By Jeff Brumley
Declining memberships and contributions, shuttered sanctuaries and surging megachurches have generated a lot of fear in U.S. congregations.
The problem is that fear is a turnoff to those that struggling churches hope to serve, M. Craig Barnes, president of Princeton Theological Seminary, wrote in a Jan. 29 article for The Christian Century.
The church, he said, “has never looked less attractive than when it dresses in anxiety. Historically that’s when we’ve made our worst mistakes. Fear makes us desperate. We throw the little money and energy that remains into trendy programs that make no substantive change.”

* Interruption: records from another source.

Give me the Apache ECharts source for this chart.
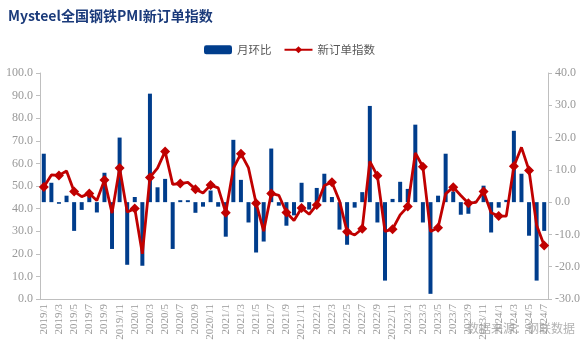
<!DOCTYPE html>
<html>
<head>
<meta charset="utf-8">
<script src="https://cdn.jsdelivr.net/npm/echarts@6/dist/echarts.min.js"></script>
<style>html,body{margin:0;padding:0;background:#fff;}#c{width:586px;height:360px;}</style>
</head>
<body>
<div id="c"></div>
<script>
var categories = [
 "2019/1","2019/2","2019/3","2019/4","2019/5","2019/6","2019/7","2019/8","2019/9","2019/10","2019/11","2019/12",
 "2020/1","2020/2","2020/3","2020/4","2020/5","2020/6","2020/7","2020/8","2020/9","2020/10","2020/11","2020/12",
 "2021/1","2021/2","2021/3","2021/4","2021/5","2021/6","2021/7","2021/8","2021/9","2021/10","2021/11","2021/12",
 "2022/1","2022/2","2022/3","2022/4","2022/5","2022/6","2022/7","2022/8","2022/9","2022/10","2022/11","2022/12",
 "2023/1","2023/2","2023/3","2023/4","2023/5","2023/6","2023/7","2023/8","2023/9","2023/10","2023/11","2023/12",
 "2024/1","2024/2","2024/3","2024/4","2024/5","2024/6","2024/7"
];
// 新订单指数 (left axis)
var newOrderIndex = [
 49.6,54.9,54.7,56.6,47.6,45.3,46.7,43.6,52.6,38.0,58.0,38.5,
 40.0,20.0,53.8,57.9,65.3,50.7,51.1,51.6,48.6,46.9,50.4,49.2,
 38.2,57.8,64.3,58.0,42.4,30.0,46.7,45.9,38.3,34.7,40.3,37.5,
 41.6,50.2,51.7,43.4,29.8,28.3,31.1,60.9,54.5,29.9,30.9,37.2,
 40.9,64.6,58.5,29.9,31.5,46.5,49.5,45.8,42.4,42.8,47.6,38.2,
 36.7,36.7,58.7,67.1,56.9,32.6,23.7
];
// 月环比 (right axis)
var momChange = [
 15.0,6.0,-0.5,2.0,-8.9,-2.4,1.8,-3.2,9.1,-14.5,20.0,-19.4,
 1.6,-19.7,33.6,4.6,7.2,-14.5,0.6,0.6,-3.3,-1.4,3.6,-1.4,
 -10.7,19.3,6.9,-6.3,-15.6,-12.2,16.6,-1.1,-7.3,-4.1,6.0,-2.3,
 4.4,8.8,1.6,-8.5,-13.2,-1.7,3.1,29.8,-6.3,-24.3,1.0,6.3,
 4.1,24.0,-6.3,-28.4,2.0,15.0,3.3,-3.9,-3.6,0.4,5.1,-9.4,
 -1.7,0.7,22.1,8.8,-10.4,-24.3,-8.9
];
var leftTicks = {min:0, max:100, interval:10};
var rightTicks = {min:-30, max:40, interval:10};

var chart = echarts.init(document.getElementById('c'));
var axisFont = '"Liberation Serif","Times New Roman",serif';
chart.setOption({
  animation:false,
  backgroundColor:'#ffffff',
  title:{
    text:'Mysteel全国钢铁PMI新订单指数',
    left:3, top:4,
    textStyle:{color:'#1a3a7a', fontSize:14, fontWeight:'bold', fontFamily:'"Noto Sans CJK SC",sans-serif'}
  },
  legend:{
    left:199, top:39,
    itemWidth:28, itemHeight:9, itemGap:12,
    textStyle:{color:'#595959', fontSize:11.5, fontFamily:'"Noto Sans CJK SC",sans-serif'},
    data:['月环比','新订单指数']
  },
  graphic:[{
    type:'text', left:467, top:322,
    style:{text:'数据来源：钢联数据', fill:'#b3b3b3', fontSize:12, fontFamily:'"Noto Sans CJK SC",sans-serif'}
  }],
  grid:{left:40, right:38, top:73, bottom:61},
  xAxis:{
    type:'category', data:categories, boundaryGap:true,
    axisLine:{lineStyle:{color:'#bfbfbf'}},
    axisTick:{interval:1, length:4, lineStyle:{color:'#bfbfbf'}},
    axisLabel:{interval:1, rotate:90, color:'#999999', fontSize:11, fontFamily:axisFont, margin:5}
  },
  yAxis:[{
    type:'value', min:leftTicks.min, max:leftTicks.max, interval:leftTicks.interval,
    splitLine:{show:false},
    axisLine:{show:true, lineStyle:{color:'#bfbfbf'}},
    axisTick:{show:true, length:4, lineStyle:{color:'#bfbfbf'}},
    axisLabel:{color:'#999999', fontSize:12, fontFamily:axisFont, margin:7, formatter:function(v){return v.toFixed(1);}}
  },{
    type:'value', min:rightTicks.min, max:rightTicks.max, interval:rightTicks.interval,
    splitLine:{show:false},
    axisLine:{show:true, lineStyle:{color:'#bfbfbf'}},
    axisTick:{show:true, length:4, lineStyle:{color:'#bfbfbf'}},
    axisLabel:{color:'#999999', fontSize:12, fontFamily:axisFont, margin:7, formatter:function(v){return v.toFixed(1);}}
  }],
  series:[{
    name:'月环比', type:'bar', yAxisIndex:1, data:momChange,
    barWidth:4, itemStyle:{color:'#003d8c'}, z:2
  },{
    name:'新订单指数', type:'line', yAxisIndex:0, data:newOrderIndex,
    symbol:'diamond', symbolSize:10, showSymbol:true,
    lineStyle:{color:'#c00000', width:2.8},
    itemStyle:{color:'#c00000'}, z:3
  }]
});
</script>
</body>
</html>
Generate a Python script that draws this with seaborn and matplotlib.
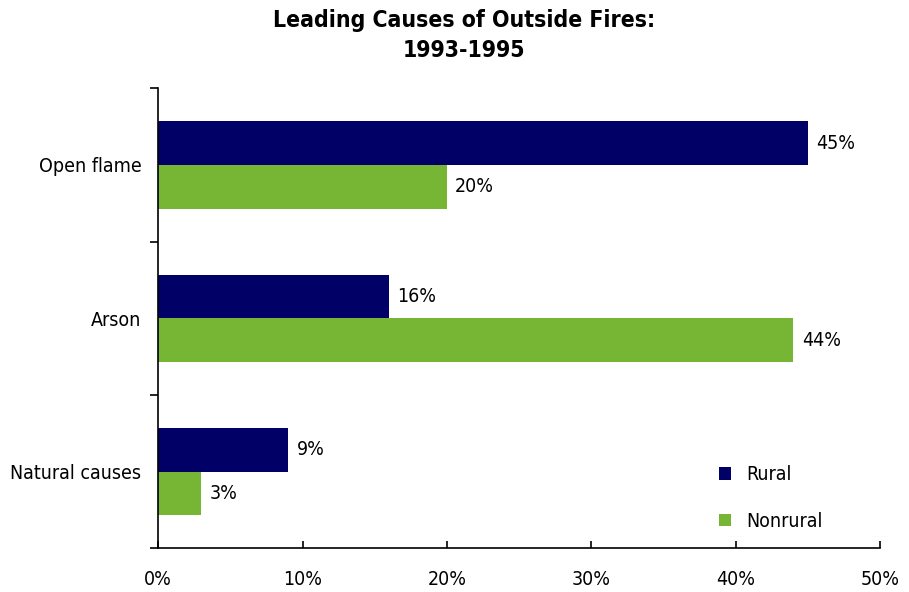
import pandas as pd
import numpy as np
import seaborn as sns
import matplotlib.pyplot as plt
from matplotlib.ticker import FixedLocator, PercentFormatter

causes = ['Open flame', 'Arson', 'Natural causes']
rural = [45, 16, 9]
nonrural = [20, 44, 3]
groups = ['Rural', 'Nonrural']
colors = ['#000066', '#77b634']

df = pd.DataFrame({
    'Cause': causes * 2,
    'Share': rural + nonrural,
    'Area': ['Rural'] * 3 + ['Nonrural'] * 3,
})

sns.set_style('white')
plt.rcParams['font.family'] = ['DejaVu Sans']
plt.rcParams['font.stretch'] = 'condensed'
plt.rcParams['text.color'] = 'black'
plt.rcParams['xtick.color'] = 'black'
plt.rcParams['ytick.color'] = 'black'

fig = plt.figure(figsize=(9.09, 5.92), dpi=100)
ax = fig.add_axes([0.174, 0.074, 0.794, 0.777])

sns.barplot(data=df, y='Cause', x='Share', hue='Area', order=causes,
            hue_order=groups, palette=colors, orient='h', width=0.57,
            saturation=1, linewidth=0, ax=ax)

for cont in ax.containers:
    ax.bar_label(cont, labels=[f'{v:.0f}%' for v in cont.datavalues],
                 padding=6, fontsize=14)

ax.set_xlim(0, 50)
ax.set_ylim(2.5, -0.5)
ax.xaxis.set_major_locator(FixedLocator(np.arange(0, 51, 10)))
ax.xaxis.set_major_formatter(PercentFormatter(decimals=0))
ax.yaxis.set_minor_locator(FixedLocator([-0.5, 0.5, 1.5, 2.5]))
ax.tick_params(axis='both', which='both', left=True, bottom=True)
ax.tick_params(axis='y', which='major', length=0, labelsize=14, pad=12)
ax.tick_params(axis='y', which='minor', length=6, width=1.2, direction='out')
ax.tick_params(axis='x', which='major', length=5, width=1.2, direction='in',
               labelsize=14, pad=16)
ax.set_xlabel('')
ax.set_ylabel('')

sns.despine(ax=ax, top=True, right=True)
for s in ['left', 'bottom']:
    ax.spines[s].set_color('black')
    ax.spines[s].set_linewidth(1.2)

ax.legend(loc='lower right', bbox_to_anchor=(0.945, 0.0), frameon=False,
          fontsize=14, handlelength=0.6, handleheight=0.6, labelspacing=1.4,
          handletextpad=0.8)

fig.suptitle('Leading Causes of Outside Fires:\n1993-1995', x=0.51, y=0.985,
             fontsize=16.5, fontweight='bold', linespacing=1.4)

fig.savefig('out.png', dpi=100)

Barnes’ article, “The post-anxiety church,” was aimed at mainline churches concerned about the health of their denominations. But Baptist ministers said its diagnosis of fear can be applied to their churches, too.
And so can Barnes’ prescription.
“The alternative response is for the church to do what it’s always done at its best, what it did from the beginning: stop thinking about its future and sacrifice itself to its mission.”
‘Concentrate on mission’
Much the same is true for Baptist and other non-mainline churches coping with downward membership trends, said David Hull, coordinator for the Center for Healthy Churches-Southeast.
Clergy and congregations are often eager to learn what they can do to reverse those trends and to ensure the survival of their institutions. Hull said that’s the wrong way to look at the situation.
“Don’t concentrate on survival,” he said. “Concentrate on the mission.”
At the same time, a church’s health is a worthy goal, he said.
“We do our best not just for survival but to be good stewards of the church that Jesus Christ has entrusted us into our care.”
To be good stewards means to overcome the tension of attractional versus missional models, Hull said.
“It’s both-and, not either-or.”
“A church needs a good balance between that sense of attracting people to come to Christ, as well as a sense of going and being missional,” he added.
‘A means to an end’
And in some cases it’s the missional — the going out — that ends up attracting people to a church.
At least that’s what Susan Rogers has discovered as pastor of The Well at Springfield, a Cooperative Baptist Fellowship missional church plant in Jacksonville, Fla.
Rogers, who launched the inner-city church in 2011, said the idea wasn’t to grow membership through expensive ministries, but to help meet the spiritual and material needs of local residents.
“Church is not meant to be an end; it’s a means to an end,” Rogers said.
So as the congregation grew, members set about volunteering at local nonprofits and schools.
“We looked for opportunities to intersect with people where they naturally are,” she said. “We don’t want them to necessarily come to us, we want to listen and learn about the needs they have so we can partner with what’s already happening.”
But that approach to ministry has come with a good amount of fear, Rogers said.
Fear is ‘natural’
Finances was one area that generated some anxiety. The Well was launched with three years of combined funding from CBF national and CBF Florida. Since then it’s been making its own way.
And then there’s the congregation’s worship space situation. Since its founding, The Well has met in three rented spaces — an events center before and after worshiping in a Lutheran church.
Plans are now being formulated to move to a collaborative space shared by artists and a restaurant.
With the uncertainty of finances and space, Rogers said, it’s easy to get caught up in worry.
“I feel like fear is a natural part of dealing with finances and also of creating something and trying to become independent,” she said.
Looking back and forward
But there are two actions that help alleviate those fears, she added, looking back and looking forward.
Looking back is a reminder that the congregation repeatedly met and overcame its challenges.
“We look back on how God has provided for us in the past.”
Looking to the future also helps, especially by using CBF’s Dawning’s resource, she said.
“It’s been helpful to follow a rhythm of visioning, forming and engaging throughout the year,” Rogers said. “That way, we are never done seeking, asking and learning and are listening for God’s voice. This helps to reassure us when fear creeps in.”
But it also helps to remember that even if The Well were ultimately to close, “it would not be the end of the world,” she said.
So that gets back to the basics — doing the mission the church is called to do and not worrying about the eventual outcome.
“It’s not about gathering a large congregation, it’s not about how much money you take in on a Sunday or about a huge reputation you are creating for yourself,” Rogers said. “It’s about transformation. Are people being changed because of their experience of your church and the gospel?”